I passed my hands over the beads I had spent three evenings gluing down and two popped off. It was a sign.
SO, I spent the next three nights scraping off the beads I had just glued on. I had to throw away three pictures, but I salvaged the ones I didn't have the ability to reproduce, thank goodness (Noah's four day old infant picture by Fawn).
And I was OK.  In the past this would have killed me. I would have been discouraged and frustrated, and felt like a failure. And though I feel those things a little bit, I'm just thankful I stopped in time and I'm still hopeful I'll be able to do something funky and that I'll love with the beads and grout. A year ago I probably wouldn't have stopped. I would have just kept plowing through, because stopping would prove I was wrong, and that my idea failed. Continuing on, acting like everything was fine, was just easier than dealing with admitting that my idea didn't work out so hot.

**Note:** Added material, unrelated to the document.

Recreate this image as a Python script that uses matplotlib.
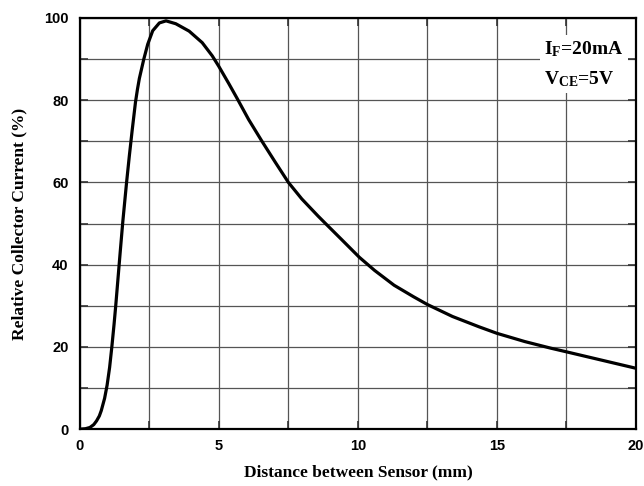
import numpy as np
import matplotlib
matplotlib.use('Agg')
import matplotlib.pyplot as plt
from matplotlib.ticker import MultipleLocator

# values
distance_mm = [0, 0.2, 0.36, 0.5, 0.6, 0.7, 0.77, 0.89, 0.98, 1.07, 1.15, 1.23,
               1.29, 1.37, 1.45, 1.545, 1.68, 1.78, 1.88, 2.0, 2.07, 2.14, 2.3,
               2.44, 2.62, 2.86, 3.1, 3.45, 3.93, 4.4, 4.76, 5.0, 5.36, 5.65,
               6.07, 6.55, 7.02, 7.5, 7.98, 8.57, 8.85, 9.4, 10.05, 10.6, 11.3,
               12.0, 12.5, 13.4, 14.35, 15.0, 16.0, 16.93, 17.5, 18.75, 20]
rel_current = [0, 0.1, 0.4, 1.1, 2.0, 3.2, 4.5, 7.5, 10.7, 15, 20, 25.5,
               30, 36.5, 43, 50.5, 60, 66.5, 72.6, 79.5, 82.6, 85.3, 90,
               93.6, 96.9, 98.8, 99.3, 98.6, 96.8, 94, 90.8, 88.2, 84, 80.5,
               75.3, 70, 65, 60, 56.0, 51.8, 49.9, 46.2, 41.8, 38.6, 35.0,
               32.2, 30.3, 27.4, 24.9, 23.3, 21.3, 19.7, 18.8, 16.8, 14.8]

x_ticks = [0, 5, 10, 15, 20]
y_ticks = [0, 20, 40, 60, 80, 100]

plt.rcParams['mathtext.fontset'] = 'custom'
plt.rcParams['mathtext.rm'] = 'Liberation Serif:bold'
plt.rcParams['mathtext.it'] = 'Liberation Serif:bold'
plt.rcParams['mathtext.bf'] = 'Liberation Serif:bold'

fig = plt.figure(figsize=(6.44, 4.86), dpi=100)
ax = fig.add_axes([0.124, 0.117, 0.8636, 0.846])

ax.plot(distance_mm, rel_current, color='black', lw=2.3,
        solid_capstyle='round', solid_joinstyle='round')

ax.set_xlim(0, 20)
ax.set_ylim(0, 100)
ax.set_xticks(x_ticks)
ax.set_yticks(y_ticks)
ax.xaxis.set_minor_locator(MultipleLocator(2.5))
ax.yaxis.set_minor_locator(MultipleLocator(10))
ax.grid(True, which='both', color='#555555', lw=0.9)
ax.set_axisbelow(True)

ax.tick_params(which='both', direction='in', top=True, right=True, length=6,
               width=1.2, color='#333333')
ax.tick_params(axis='x', pad=7)
ax.tick_params(axis='y', pad=8)
for lab in ax.get_xticklabels() + ax.get_yticklabels():
    lab.set_fontfamily('Liberation Sans')
    lab.set_fontweight('bold')
    lab.set_fontsize(10.5)

for sp in ax.spines.values():
    sp.set_linewidth(1.6)

ax.set_xlabel('Distance between Sensor (mm)', fontfamily='Liberation Serif',
              fontweight='bold', fontsize=12.5, labelpad=8)
ax.set_ylabel('Relative Collector Current (%)', fontfamily='Liberation Serif',
              fontweight='bold', fontsize=12.5, labelpad=12)

ax.text(0.835, 0.948, r'$\mathrm{I_F}$=20mA' + '\n' + r'$\mathrm{V_{CE}}$=5V',
        transform=ax.transAxes, ha='left', va='top', linespacing=1.7,
        multialignment='left',
        fontfamily='Liberation Serif', fontweight='bold', fontsize=14,
        bbox=dict(facecolor='white', edgecolor='none', pad=3))

fig.savefig('out.png', dpi=100)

I am a creative person. I get inspired and excited about decorating, writing, getting dressed. And just because I've had some things, or even most things, completely bomb, I'm trying to not be afraid to hold on to my initial spark of excitement about an idea, whether it be a paint combo, or writing topic, or even what I am planning to do on a very normal day.
The process is going to be messy, but as long as I am not afraid to try, to stop, and to try again, faith tells me in the end, there will be a home that my heart can feel at rest.